Film

Three lovers, four villains and a gullible bloke

THROWING away my music for your love. Pretty Yende is Antonia and Benjamin Bernheim is Hoffmann in the Met Opera’s wonderful production of The Tales of Hoffmann, on at Cinema Nouveau countrywide on 22 October 2024.

TIGHTEN YOUR SEATBELT for a long ride of ribaldry and burlesque, beauty and disappointment with good and bad angels on the shoulders of our protagonist. This is what you can expected in Met Opera’s impeccable Tales of Hoffmann (Les Contes d’Hoffmann) which graces our Cinema Nouveau film theatres in South Africa tomorrow only.

It’s a monster of a work that, with excellent interviews during the two intervals, will take up just over four hours of your time, but one that will plummet you into the whirligig of Hoffmann’s desire to find true love in the 19th century world. Will it be the robot girl Olympia? Perhaps the singer, Antonia? What about the courtesan, Giuletta? Or perhaps that love is hiding all the time in plain sight?

Beautifully cast, and magnificently costumed, and featuring quirks with eyes on umbrellas, Black Plague-redolent masks and a sea conjured succinctly by fabric, the work speaks of surreal fantasies and vaudeville at its most playful. It is created with perfect co-ordination and timing, from the moment where dwarves are mocked, to the appearance of a giant toy snake in the set and beyond. Unequivocally, however, the star of the work is Pretty Yende, in her role as Antonia, in part two. Indeed, this part of the tale, is so finely developed and premised that it could stand its own ground as a complete story of love, ghosts, dreams and tragic death, all caressed into one reflection on what it means to be a woman with talent in a world where marriage would determine you.

Yende perfectly captures that understanding of torsion between the internal imperatives of her own musical gift, strict instructions from her father not to use it, dire warnings from the devil, in the shape of Dr Miracle (Christian van Horn) and the words and voice of her late mother, as well as her desire to fit the bourgeois expectations of being the wife to Hoffmann (Benjamin Bernheim), as he loves her because she is beautiful.

But then, there is the magnificent Erin Morley in the comic role of Olympia, the robot doll from part one. While her representation of this character cannot possibly have depth, it is the difficulty of being a robot who can sing and dance and run out of steam while being able to do perfect trills and reach unbelievable heights in her voice, that grasp you by the wow factor.

Bernheim captures the character of Hoffmann with just the right dollops of dignity and folly; Russian mezzo-soprano Vasilisa Berzhanskaya is his side-kick and muse who goes in the guise of a student to protect Hoffmann’s integrity, is simply delightful. As is Aaron Blake as the comical and inept servant in each of the four unfolding stories.

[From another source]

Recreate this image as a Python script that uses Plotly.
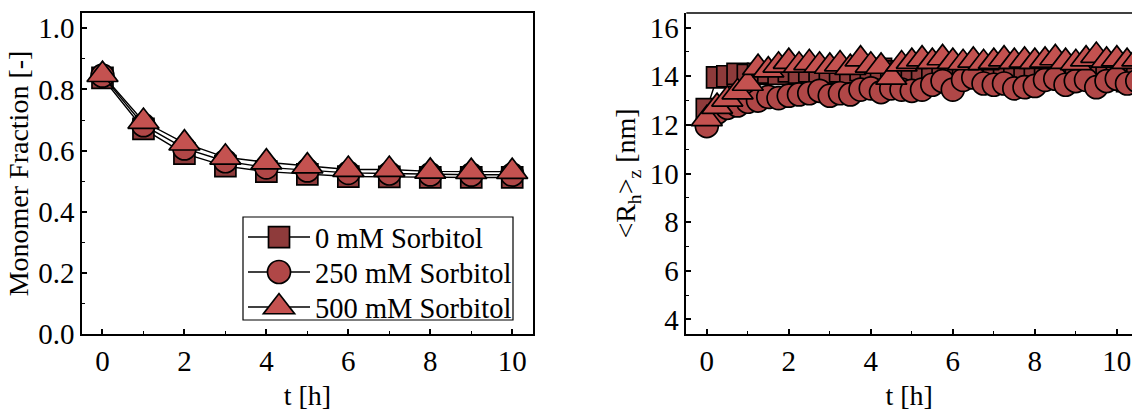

This is opera at its best. The experience is unapologetic and uncensored, given the notoriously short attention span of contemporary audiences. If you know what opera is, and how it should take up as much time as it deserves, prepare yourself for a total treat, for the ears, eyes and soul. It will replenish you, even if you are not familiar with the work, or the medium of opera.

  • Les Contes d’Hoffmann was composed by Jacques Offenbach to libretti by Jules Barbier, based on three stories by ETA Hoffmann. It premiered in 1881. Directed for the Metropolitan Opera in New York by Gary Halvorson with stage direction by Gina Lapinski, it features design by Bartlett Sher (production); Michael Yeargan (set); Catherine Zuber (costumes); Dou Dou Huang (choreography); and James F. Ingalls (lighting). Conducted by Marco Armiliato, it is performed by a cast headlined by Benjamin Bernheim, Aaron Blake, Vasilisa Berzhanskaya, Clémentine Margaine, Erin Morley, Christian van Horn and Pretty Yende and it is hosted by Ben Bliss. It is being screened by Met Opera live at selected Art Nouveau movie theatres in South Africa, on Tuesday 22 October 2024.